Question

A vector of length $l$ is turned through the angle $\theta$ about its tail. What is the change in the position vector of its head?

Answer 1

Here, we have two positions of the same vector. One is its initial position and the other is, when it is turned through an angle $\theta$, about its tail. So, there will be a change in its head position. We need to find this change between initial and final position of head.

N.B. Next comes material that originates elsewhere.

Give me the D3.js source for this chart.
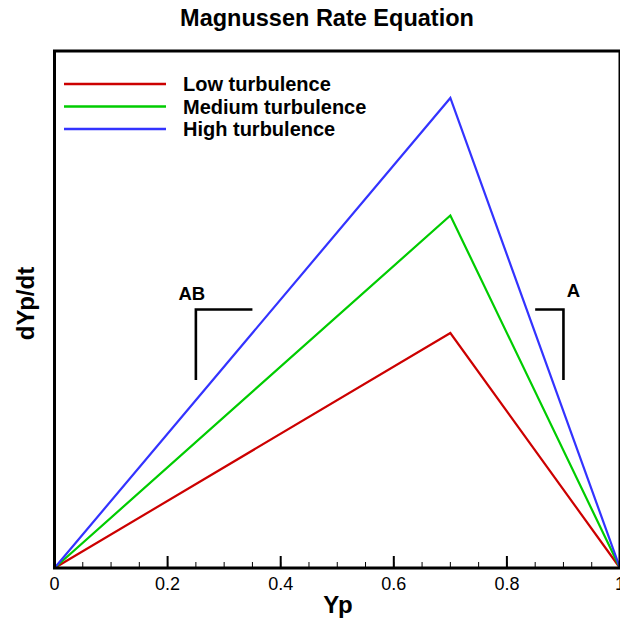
<!DOCTYPE html>
<html>
<head>
<meta charset="utf-8">
<script src="https://cdn.jsdelivr.net/npm/d3@7"></script>
<style>
  html, body { margin: 0; padding: 0; background: #fff; }
  svg { display: block; font-family: "Liberation Sans", Arial, Helvetica, sans-serif; }
</style>
</head>
<body>
<svg id="chart" width="620" height="620"></svg>
<script>
// Rate curves: rise linearly to a peak at Yp = 0.7, fall to zero at Yp = 1
const yp = [0, 0.7, 1];
const lowRate = [0, 1.0, 0];
const mediumRate = [0, 1.5, 0];
const highRate = [0, 2.0, 0];

const seriesNames = ["Low turbulence", "Medium turbulence", "High turbulence"];
const seriesColors = ["#cc0000", "#00cc00", "#3333ff"];
const seriesValues = [lowRate, mediumRate, highRate];

const xTicks = [0, 0.2, 0.4, 0.6, 0.8, 1];
const xTickLabels = ["0", "0.2", "0.4", "0.6", "0.8", "1"];

// Region brackets: corner at (x, yTop), vertical down to yBottom, horizontal to xEnd
const bracketAB = { x: 0.25, xEnd: 0.35, yTop: 1.1, yBottom: 0.8, label: "AB" };
const bracketA = { x: 0.9, xEnd: 0.85, yTop: 1.1, yBottom: 0.8, label: "A" };

const svg = d3.select("#chart");
const margin = { left: 54.5, right: 0, top: 51, bottom: 52 };
const H = 620;

const x = d3.scaleLinear().domain([0, 1]).range([margin.left, 620]);
const y = d3.scaleLinear().domain([0, 2.2]).range([H - margin.bottom, margin.top]);

// Title
svg.append("text")
  .attr("x", 327).attr("y", 26)
  .attr("text-anchor", "middle")
  .attr("font-size", 23.5).attr("font-weight", "bold")
  .text("Magnussen Rate Equation");

// Minor and major ticks pointing inward
const minorTicks = d3.range(0, 1.0001, 0.05);
svg.append("g").selectAll("line.minor").data(minorTicks).join("line")
  .attr("x1", d => x(d)).attr("x2", d => x(d))
  .attr("y1", y(0)).attr("y2", y(0) - 6)
  .attr("stroke", "#000").attr("stroke-width", 1);
svg.append("g").selectAll("line.major").data(xTicks).join("line")
  .attr("x1", d => x(d)).attr("x2", d => x(d))
  .attr("y1", y(0)).attr("y2", y(0) - 12)
  .attr("stroke", "#000").attr("stroke-width", 2);

// Tick labels
svg.append("g").selectAll("text").data(xTicks).join("text")
  .attr("x", d => x(d)).attr("y", y(0) + 22)
  .attr("text-anchor", "middle")
  .attr("font-size", 18)
  .text((d, i) => xTickLabels[i]);

// Axis titles
svg.append("text")
  .attr("x", 338).attr("y", 613)
  .attr("text-anchor", "middle")
  .attr("font-size", 24).attr("font-weight", "bold")
  .text("Yp");
svg.append("text")
  .attr("transform", `translate(34, ${(y(0) + y(2.2)) / 2 - 6}) rotate(-90)`)
  .attr("text-anchor", "middle")
  .attr("font-size", 24).attr("font-weight", "bold")
  .text("dYp/dt");

// Curves
const line = d3.line().x(d => x(d[0])).y(d => y(d[1]));
seriesValues.forEach((vals, i) => {
  svg.append("path")
    .datum(yp.map((v, j) => [v, vals[j]]))
    .attr("d", line)
    .attr("fill", "none")
    .attr("stroke", seriesColors[i])
    .attr("stroke-width", 2.2)
    .attr("stroke-linejoin", "miter");
});

// Brackets
[bracketAB, bracketA].forEach(b => {
  svg.append("path")
    .attr("d", `M${x(b.x)},${y(b.yBottom)} L${x(b.x)},${y(b.yTop)} L${x(b.xEnd)},${y(b.yTop)}`)
    .attr("fill", "none").attr("stroke", "#000").attr("stroke-width", 2.6);
});
svg.append("text")
  .attr("x", x(bracketAB.x) - 4).attr("y", y(bracketAB.yTop) - 10)
  .attr("text-anchor", "middle")
  .attr("font-size", 18.5).attr("font-weight", "bold")
  .text(bracketAB.label);
svg.append("text")
  .attr("x", x(bracketA.x) + 10).attr("y", y(bracketA.yTop) - 13)
  .attr("text-anchor", "middle")
  .attr("font-size", 18.5).attr("font-weight", "bold")
  .text(bracketA.label);

// Frame
svg.append("rect")
  .attr("x", margin.left).attr("y", margin.top)
  .attr("width", x(1) - margin.left).attr("height", y(0) - margin.top)
  .attr("fill", "none").attr("stroke", "#000").attr("stroke-width", 3);

// Legend
const legend = svg.append("g");
seriesNames.forEach((name, i) => {
  const ly = 84 + i * 22.5;
  legend.append("line")
    .attr("x1", 64).attr("x2", 166).attr("y1", ly).attr("y2", ly)
    .attr("stroke", seriesColors[i]).attr("stroke-width", 2.4);
  legend.append("text")
    .attr("x", 183).attr("y", ly + 7)
    .attr("font-size", 20).attr("font-weight", "bold")
    .text(name);
});
</script>
</body>
</html>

We can use triangle law to determine this change.
Formula used:
$$$$ $\Delta r=\sqrt{\left( {{A}^{2}}+{{B}^{2}}-2AB\cos \theta \right)}$

Complete answer:

From the figure given above, we can understand that $\overrightarrow{OP}$ is the initial position vector of the head, with $P$ being the head of the vector and $O$, its tail. Then, this vector is rotated over an angle $\theta$, about its tail. Now, the position vector of head is represented as $\overrightarrow{OQ}$, with $Q$ being the head and $O$, its tail. Clearly, these two vectors form the two arms of a triangle $OQP$, as shown.
Now, we can use the triangular law of subtraction to find the change in position of head. Using this law, if two vectors are formed as two sides of a triangle, their difference is given by the third side, taken in the opposite direction. Hence, if $\Delta r$ represents the magnitude of difference in position vectors of head, then, $\Delta r$ is given by
$\Delta r=\sqrt{\left( {{A}^{2}}+{{B}^{2}}-2AB\cos \theta \right)}$
where
$\Delta r$ is the magnitude of difference in initial position vector and final position vector of head
$A$ and $B$are the magnitudes of initial and final position vectors of head
$\theta$ is the angle between initial position vector and final position vector of head
Let this be equation 1.
From the question, magnitudes of both vectors are given to be $l$. Therefore, using equation 1, we have
$\begin{aligned} & \Rightarrow \Delta r=\sqrt{\left( {{l}^{2}}+{{l}^{2}}-2{{l}^{2}}\cos \theta \right)} \\\ & \Rightarrow \Delta r=\sqrt{\left( 2{{l}^{2}}-2{{l}^{2}}\cos \theta \right)} \\\ & \Rightarrow \Delta r=\sqrt{2{{l}^{2}}\times \left( 1-\cos \theta \right)} \\\ & \Rightarrow \Delta r=\sqrt{2{{l}^{2}}\left( 2{{\sin }^{2}}\dfrac{\theta }{2} \right)} \\\ \end{aligned}$
Since, $1-\cos \theta =2{{\sin }^{2}}\dfrac{\theta }{2}$
$\begin{aligned} &\Rightarrow \Delta r=\sqrt{\left( 4{{l}^{2}}{{\sin }^{2}}\dfrac{\theta }{2} \right)} \\\ & \Rightarrow \Delta r=2l\sin \dfrac{\theta }{2} \\\ \end{aligned}$
Therefore, the change in position is equal to $2l\sin \dfrac{\theta }{2}$.

Note:
There might be a tendency to use parallelogram law instead of triangular law. But we need to note that what is required is the change in position (distance), and not a resultant vector. The magnitude of resultant vector using parallelogram law is given by
$\Delta r=\sqrt{\left( {{A}^{2}}+{{B}^{2}}+2AB\cos \theta \right)}$